Make sure they understand credit scoring

 

As a minimum, your teenager needs to understand that their credit score can influence a lot more than their ability to get credit. For example, it can factor into whether or not they are accepted for a rental property or if they get a job.  

This means that they need to keep checking who is doing credit scoring and what system they are using. Then they need to do whatever they can to score well in that system. This can and sometimes does change over time and it’s important to be aware of those changes.

 

Teach them “price-per-use”

 

Brands are very well aware that young adults are often very susceptible to peer pressure, hence the use of “influencer marketing”. A straightforward way to combat this is to teach your teenager the concept of “price-per-use”. It’s very simple in both theory and practice. You take the cost of something and divide it by the number of uses it gets.

Encourage your teenager to estimate the price-per-use when they buy something. Then encourage them to track how much they actually use the item and hence what the real price-per-use turns out to be. Chances are, they’ll soon learn the difference between making genuine investment purchases and buying “trend” items.

 

Teach them to assess quality

 

If you want your teenager to buy wisely, then you need to get them into the habit of assessing the quality of an item before they buy it. Jewellery is often a great place to start. Firstly, it’s often fairly easy to assess what’s high-quality jewellery and what’s not. Secondly, teenagers often like to buy it so you want to encourage and help them to find real investment pieces.

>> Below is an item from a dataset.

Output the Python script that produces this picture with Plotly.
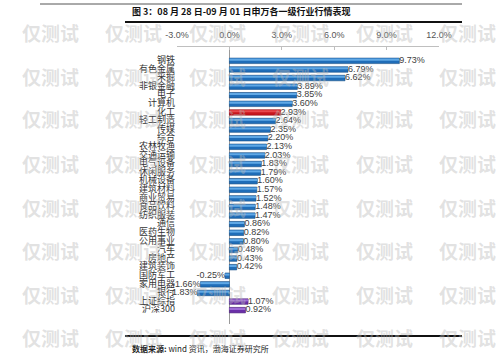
import plotly.graph_objects as go

categories = ["钢铁", "有色金属", "采掘", "非银金融", "电子", "计算机", "化工", "轻工制造", "传媒", "综合",
              "农林牧渔", "交通运输", "电气设备", "休闲服务", "机械设备", "建筑材料", "商业贸易", "食品饮料",
              "纺织服装", "通信", "医药生物", "公用事业", "汽车", "房地产", "建筑装饰", "国防军工", "家用电器",
              "银行", "上证综指", "沪深300"]
values = [9.73, 6.79, 6.62, 3.89, 3.85, 3.60, 2.93, 2.64, 2.35, 2.20,
          2.13, 2.03, 1.83, 1.79, 1.60, 1.57, 1.52, 1.48, 1.47, 0.86,
          0.82, 0.80, 0.48, 0.43, 0.42, -0.25, -1.66, -1.83, 1.07, 0.92]
tick_vals = [-3, 0, 3, 6, 9, 12]
tick_text = ["-3.0%", "0.0%", "3.0%", "6.0%", "9.0%", "12.0%"]

W, H = 499, 359
L, R, T, B = 177, 60, 47, 35
PW, PH = W - L - R, H - T - B
X_MIN, X_MAX = -3, 12


def px(x):
    return (x - L) / PW


def py(y):
    return 1 - (y - T) / PH


base_col, hi_col, line_col = [], [], []
for c in categories:
    if c == "化工":
        base_col.append("#C8161D"); hi_col.append("#E8474C"); line_col.append("#8E0E12")
    elif c in ("上证综指", "沪深300"):
        base_col.append("#6A2FA8"); hi_col.append("#9E6BD6"); line_col.append("#4A1F78")
    else:
        base_col.append("#1F6DB8"); hi_col.append("#5FA8E6"); line_col.append("#154D85")

fig = go.Figure()
fig.add_trace(go.Bar(x=values, y=categories, orientation="h", width=0.64,
                     marker=dict(color=base_col, line=dict(color=line_col, width=0.6)),
                     hoverinfo="skip"))
fig.add_trace(go.Bar(x=values, y=categories, orientation="h", width=0.24, offset=-0.26,
                     marker=dict(color=hi_col, line=dict(width=0)), hoverinfo="skip"))

labels = ["%.2f%%" % v for v in values]
pos = ["middle right" if v >= 0 else "middle left" for v in values]
fig.add_trace(go.Scatter(x=values, y=categories, mode="text", text=labels, textposition=pos,
                         textfont=dict(family="Liberation Sans, Arial", size=9, color="#404040"),
                         cliponaxis=False, hoverinfo="skip"))

# category labels drawn as text at the left edge of the value axis
fig.add_trace(go.Scatter(x=[X_MIN] * len(categories), y=categories, mode="text",
                         text=[c + " " for c in categories], textposition="middle left",
                         textfont=dict(family="Noto Sans CJK SC", size=9, color="#333333"),
                         cliponaxis=False, hoverinfo="skip"))

fig.update_layout(
    width=W, height=H, margin=dict(l=L, r=R, t=T, b=B, autoexpand=False),
    paper_bgcolor="white", plot_bgcolor="white", showlegend=False,
    barmode="overlay",
    xaxis=dict(range=[X_MIN, X_MAX], side="top", tickvals=tick_vals, ticktext=tick_text,
               showgrid=False, zeroline=True, zerolinecolor="#9a9a9a", zerolinewidth=1,
               showline=True, linecolor="#bfbfbf", linewidth=1,
               ticks="inside", ticklen=3, tickcolor="#bfbfbf", ticklabelstandoff=4,
               tickfont=dict(family="Liberation Sans, Arial", size=9, color="#555555"), fixedrange=True),
    yaxis=dict(autorange="reversed", showgrid=False, showline=False, ticks="",
               showticklabels=False, fixedrange=True),
)

shapes = [
    dict(type="line", xref="paper", yref="paper", x0=px(40), x1=px(462), y0=py(4), y1=py(4),
         line=dict(color="#555555", width=1)),
    dict(type="line", xref="paper", yref="paper", x0=px(125), x1=px(462), y0=py(22), y1=py(22),
         line=dict(color="#111111", width=1.8)),
    dict(type="line", xref="paper", yref="paper", x0=px(125), x1=px(462), y0=py(336), y1=py(336),
         line=dict(color="#111111", width=1.8)),
]
fig.update_layout(shapes=shapes)

ann = [
    dict(text="<b>图 3：08 月 28 日-09 月 01 日申万各一级行业行情表现</b>", x=px(130), y=py(12),
         xref="paper", yref="paper", xanchor="left", yanchor="middle", showarrow=False,
         font=dict(family="Noto Sans CJK SC", size=9, color="#111111")),
    dict(text="<b>数据来源:</b> wind 资讯，渤海证券研究所", x=px(130), y=py(348),
         xref="paper", yref="paper", xanchor="left", yanchor="middle", showarrow=False,
         font=dict(family="Noto Sans CJK SC", size=8, color="#222222")),
]
for wy in [33, 76, 119, 163, 207, 250, 294, 337]:
    for wx in [50, 133, 217, 300, 384, 467]:
        ann.append(dict(text="<b>仅测试</b>", x=px(wx), y=py(wy), xref="paper", yref="paper",
                        xanchor="center", yanchor="middle", showarrow=False,
                        font=dict(family="Noto Sans CJK SC", size=19, color="rgba(185,185,185,0.42)")))
fig.update_layout(annotations=ann)

fig.write_html("out.html", config={"displayModeBar": False},
               post_script="document.body.style.margin='0';document.body.style.overflow='hidden';")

Again, once teenagers get to see (and feel) the difference between quality pieces such as Nomination links and fast-fashion jewellery, they’ll soon figure out which offers better value. You can reinforce the lesson by reminding them that higher-quality pieces tend to offer a better price-per-wear. They also tend to be more sustainable.

 

Teach them about “shopping what they have”

 

Help your teenager form the habit of checking what they have before they go out and buy anything new (or even pre-loved). This goes for everything from food to fashion to entertainment.  

It’s very easy for possessions to get hidden away, whether that’s at the back of a cupboard or in a never-accessed folder in a drive. The longer they stay out of sight, the more likely they are to fall out of mind. Once they’re out of mind, it’s really easy to go out and buy something new when you already have something you could use.

This definitely isn’t unique to teenagers. If, however, you can train your teenager to avoid this mistake, you’ll be doing them a huge favour for the rest of their lives. Hopefully, it’ll also inspire you to lead by example!